As part of their 1933 holiday program, the women also enjoyed a one-act play entitled “No Men Wanted.” The club also coordinated the lighting of the community Christmas tree on the common, and town-wide contests for the best-decorated door. Top prizes in 1937 went to Franklin Logan on Clinton Street; Josephine Madigan on Ash Street; Russell Neale on Hayden Rowe; Mary Wallace on Maple Street; and doorways in other districts.
The club’s annual Christmas party took place at Maplewood Farm. Said one 1934 newspaper account: “Mrs. Brown, assisted by Mrs. Harry Hemenway, trimmed the Christmas tree and arranged the wall decorations. A crib, with a sleeping babe, and the three wise men with their camels, completed an effective Christmas scene. Carols were sung, with Mrs. Melvin Dinsmore at the piano.” The group also voted that year to send 35 books to an impoverished school in the Ozarks.
Hopkinton’s own schools also marked the holidays in a special way. A 1981 story by the late Hopkinton historian Gordon Hopper described a 1929 celebration at the former Bear Hill School, once located at the corner of School and Pond streets:
“Money was collected that year by May Temple and used to purchase coffee, presents and candy. Coffee was made by Melvin Cheney, believed to have been accomplished in a large washboiler. Local ladies made and brought cakes to the Christmas party.” Students would sing to their parents; teachers would hand out presents; and local women would make candy bags from cheesecloth. The Cheney family, big landowners in the Bear Hill area, would cut down a fir for a Christmas tree and decorate it.
The advent of World War II cast a pall on the town’s Christmas festivities. At the 1939 Woman’s Club program, guest speaker Mrs. Malcolm Green’s theme was “The International Situation.”
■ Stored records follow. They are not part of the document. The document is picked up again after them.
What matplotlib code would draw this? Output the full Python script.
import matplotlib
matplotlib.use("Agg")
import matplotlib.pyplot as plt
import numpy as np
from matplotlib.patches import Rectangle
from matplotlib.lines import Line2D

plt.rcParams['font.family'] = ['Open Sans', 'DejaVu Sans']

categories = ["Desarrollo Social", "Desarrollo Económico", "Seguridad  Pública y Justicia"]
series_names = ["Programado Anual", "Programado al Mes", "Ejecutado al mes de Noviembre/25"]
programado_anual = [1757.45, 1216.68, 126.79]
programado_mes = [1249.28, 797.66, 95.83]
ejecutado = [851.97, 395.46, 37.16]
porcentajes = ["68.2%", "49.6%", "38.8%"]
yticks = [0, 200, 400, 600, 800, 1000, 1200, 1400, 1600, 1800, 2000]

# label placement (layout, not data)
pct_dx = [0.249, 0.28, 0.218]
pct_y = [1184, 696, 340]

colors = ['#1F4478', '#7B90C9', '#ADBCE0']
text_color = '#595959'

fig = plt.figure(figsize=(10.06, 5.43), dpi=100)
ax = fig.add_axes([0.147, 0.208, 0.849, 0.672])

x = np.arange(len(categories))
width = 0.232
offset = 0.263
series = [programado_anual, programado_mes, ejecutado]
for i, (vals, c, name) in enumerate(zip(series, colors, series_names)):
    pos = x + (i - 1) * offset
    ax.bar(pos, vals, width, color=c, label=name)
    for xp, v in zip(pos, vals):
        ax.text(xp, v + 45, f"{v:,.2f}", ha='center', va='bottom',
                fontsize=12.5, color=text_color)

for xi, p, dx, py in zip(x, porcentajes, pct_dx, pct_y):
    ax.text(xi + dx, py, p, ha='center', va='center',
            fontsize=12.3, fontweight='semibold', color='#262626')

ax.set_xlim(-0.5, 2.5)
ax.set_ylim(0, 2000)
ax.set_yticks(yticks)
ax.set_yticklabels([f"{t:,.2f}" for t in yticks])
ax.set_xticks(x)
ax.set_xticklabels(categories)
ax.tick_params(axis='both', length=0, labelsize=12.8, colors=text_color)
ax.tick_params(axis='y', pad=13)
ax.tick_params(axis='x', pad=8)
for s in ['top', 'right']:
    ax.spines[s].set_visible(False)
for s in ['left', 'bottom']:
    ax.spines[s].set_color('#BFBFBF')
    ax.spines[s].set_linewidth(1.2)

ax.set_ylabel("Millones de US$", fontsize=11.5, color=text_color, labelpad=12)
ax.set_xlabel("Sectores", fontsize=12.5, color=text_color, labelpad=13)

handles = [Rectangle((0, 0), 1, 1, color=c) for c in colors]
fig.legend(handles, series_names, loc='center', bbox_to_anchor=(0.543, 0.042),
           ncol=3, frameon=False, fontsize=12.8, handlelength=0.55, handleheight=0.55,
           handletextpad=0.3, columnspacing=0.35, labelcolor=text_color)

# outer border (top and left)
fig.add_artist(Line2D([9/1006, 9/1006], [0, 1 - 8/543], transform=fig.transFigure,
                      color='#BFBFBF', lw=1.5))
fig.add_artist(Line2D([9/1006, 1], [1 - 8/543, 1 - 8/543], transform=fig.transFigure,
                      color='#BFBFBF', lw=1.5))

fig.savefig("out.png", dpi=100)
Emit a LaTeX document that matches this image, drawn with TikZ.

“There never was a time, since the advent of the Prince of Peace, when there was so little peace on Earth,” she said. “Mothers of sons must do something. The same intelligence that plans engines of war ought to be able to think of some other solution.”
Fast-forward to Christmas four decades later, and Hopkinton is still quiet, homespun and filled with a sense of community. Hopkinton-born Jim Long, who now lives in Tennessee, remembers walking home from his after-school job at the Exxon station and enjoying the sights and smells of the holidays:
“On those cold, crisp nights you could see your breath frost up before you as I walked the incline towards my parent’s house on Ash Street,” recalled Long. “From Sampson’s I could smell the aromas of prime rib and goulash. That was a great family-run restaurant…Crossing in front of St. John’s rectory you could hear a faint angelic choir.” The bell tower of the library, Long recalled, had a speaker that played Christmas carols.
“I remember some of those nights, those cold, windy walks home in winter at Christmas time, and their sounds, smells and God’s twinkling the stars above,” he said. “The little town that shaped a lot of nice kind folks…where everybody would wave at you if you drove by or were on foot. Our little Norman Rockwell New England town.”